One of the great things about being an American is that we’re lucky enough to live in a culture of helping one another. Certain states have so-called “Good Samaritan” laws that require us to help strangers that are facing danger. The majority of successful businesses have based their mission statements and customer service policies on the concept of helping one another. It’s in the music we listen to. It’s on bumper stickers. Virtually every big-budget action film is based on a storyline where the hero helps the helpless.
I’d like to argue that helping one another is an innate instinct—sometimes we just need to take the time to reconnect and remember it. Most folks I know, and 100% of the people I admire, relish the feeling of knowing they’ve done something to help others. They know helping others creates a world where everyone wins.
I’d really like to see that culture extend further into the mortgage industry. The Consumer Financial Protection Bureau, for instance, was created to help individuals, and there are a lot of opinions on whether or not it’s capable of truly doing that. I’ve heard a lot of complaints and concerns on how much trouble it will be for the professionals in our industry to comply with its new standards.
Our industry, and that includes vendors as well as lenders, would be better off if it could collectively shift its focus away from compliance challenges, and focus more on the satisfaction of helping customers. Take this example. The CFPB recently proposed that lenders be required to inform borrowers that they have the right to receive a free copy of all appraisal reports and home value estimates from the lender. And that they’re to receive these copies no later than three days before the loan closes. This benefits customers greatly, but for some lenders the request will be cumbersome to implement because a lender's systems and processes are not designed to be flexible.
Nowadays, when lenders use flexible technologies, they can spend less time engaged in the hassles of making changes, and more time being the helping hand that builds repeat and forever-customers. As a mortgage and technology veteran, it’s mind-boggling that our industry still uses technologies that won’t flex and bend with a customer’s needs and wants.
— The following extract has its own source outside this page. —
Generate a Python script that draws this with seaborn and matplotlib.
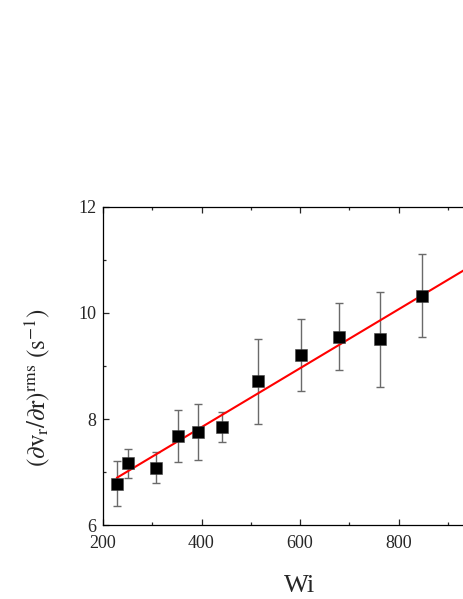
import seaborn as sns
import matplotlib.pyplot as plt
import pandas as pd
import numpy as np
from matplotlib.ticker import MultipleLocator, FixedLocator

# values
wi = [228, 250, 308, 353, 393, 442, 515, 602, 679, 763, 848]
grad = [6.78, 7.17, 7.08, 7.68, 7.76, 7.85, 8.71, 9.20, 9.55, 9.50, 10.32]
grad_lo = [6.35, 6.89, 6.79, 7.18, 7.23, 7.56, 7.91, 8.52, 8.92, 8.61, 9.54]
grad_hi = [7.21, 7.44, 7.37, 8.17, 8.28, 8.14, 9.51, 9.88, 10.19, 10.39, 11.11]

# red linear fit, endpoints
fit_wi = [228, 1000]
fit_grad = [6.89, 11.18]

x_ticks = [200, 400, 600, 800]

data = pd.DataFrame({"Wi": wi, "grad": grad})
fit = pd.DataFrame({"Wi": fit_wi, "grad": fit_grad})

sns.set_style("ticks")
plt.rcParams["font.family"] = ["Liberation Serif", "DejaVu Serif"]
plt.rcParams["mathtext.fontset"] = "stix"

fig = plt.figure(figsize=(4.63, 5.99), dpi=100)
# axes run past the right edge of the figure, as in the reference
ax = fig.add_axes([103 / 463, 74 / 599, 394 / 463, 318 / 599])

yerr = [np.array(grad) - np.array(grad_lo), np.array(grad_hi) - np.array(grad)]
ax.errorbar(wi, grad, yerr=yerr, fmt="none", ecolor="#6a6a6a",
            elinewidth=1.0, capsize=2.8, capthick=1.0, zorder=2)
sns.lineplot(data=fit, x="Wi", y="grad", color="red", linewidth=1.5,
             ax=ax, zorder=3)
sns.scatterplot(data=data, x="Wi", y="grad", marker="s", s=80,
                color="black", edgecolor="#444444", linewidth=0.4,
                ax=ax, zorder=4)

ax.set_xlim(200, 1000)
ax.set_ylim(6, 12)
ax.xaxis.set_major_locator(FixedLocator(x_ticks))
ax.xaxis.set_minor_locator(MultipleLocator(100))
ax.yaxis.set_major_locator(MultipleLocator(2))
ax.yaxis.set_minor_locator(MultipleLocator(1))
ax.tick_params(which="both", direction="in", top=True, right=True,
               width=0.9, labelsize=13)
ax.tick_params(which="major", length=4)
ax.tick_params(which="minor", length=2.5)
ax.tick_params(axis="x", pad=7)
ax.tick_params(axis="y", pad=5)
for sp in ax.spines.values():
    sp.set_linewidth(0.9)
    sp.set_color("black")

ax.set_xlabel("Wi", fontsize=19)
ax.set_ylabel(r"$(\partial\mathrm{v}_\mathrm{r}/\partial\mathrm{r})^\mathrm{rms}\ (\mathrm{s}^{-1})$",
              fontsize=18)
ax.xaxis.set_label_coords(0.5, -0.157)
ax.yaxis.set_label_coords(-0.13, 0.43)

plt.savefig("out.png", dpi=100)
The changes that the CFPB is proposing shouldn’t change processes radically for lenders. Lenders already disclose to borrowers that they have a right to a copy of the appraisal. The disclosure will have to be modified to support the CFPB’s new recommendation and it’ll have to provide the consumer the ability to waive the three-day option, but that will be a change to the existing process, not an entirely new process. Lenders that take loan applications online will not face much of a burden. Some enhancements may be required, but nothing too major. For lenders with manual processes, there will be changes but even so, nothing too major since they’re already disclosing anyway.
There will, however, be additional costs to the lender. They’ll have to produce copies and distribute electronically or otherwise. The language says they can charge reasonable amounts for the cost of producing the appraisal or valuation, but that’s typically being done today anyway. These costs will eventually make their way to the borrower.
The bigger issue is that these processes are stepping-stones to creating a much more educated borrower. For the first time ever, most borrowers will actually see the values at which their properties were appraised. Some of those borrowers may have concerns about what they see on the appraisal. We have yet to see whether the CFPB is also going to give the borrower the opportunity to opt-out of the loan if they don’t feel good about the value on the appraisal.
If I were to give a nickel’s worth of free advice, I’d tell lenders to pick their battles—and their technology providers—wisely. You don’t have to agree with every mandate, but you do have to comply. The most cost-effective way to do that in today’s world is to use flexible technologies that allow you to move with the changes and do business the way you want. If you feel like a burden to your technology provider any time you ask for a new rule to be configured, for Pete’s sake, change providers and move to a company that wants to help. Battling with your technology provider and working around inflexible technologies only drains the energies you can be investing in helping borrowers through education and information—not to mention reducing the risk of compliance-based fees and fines.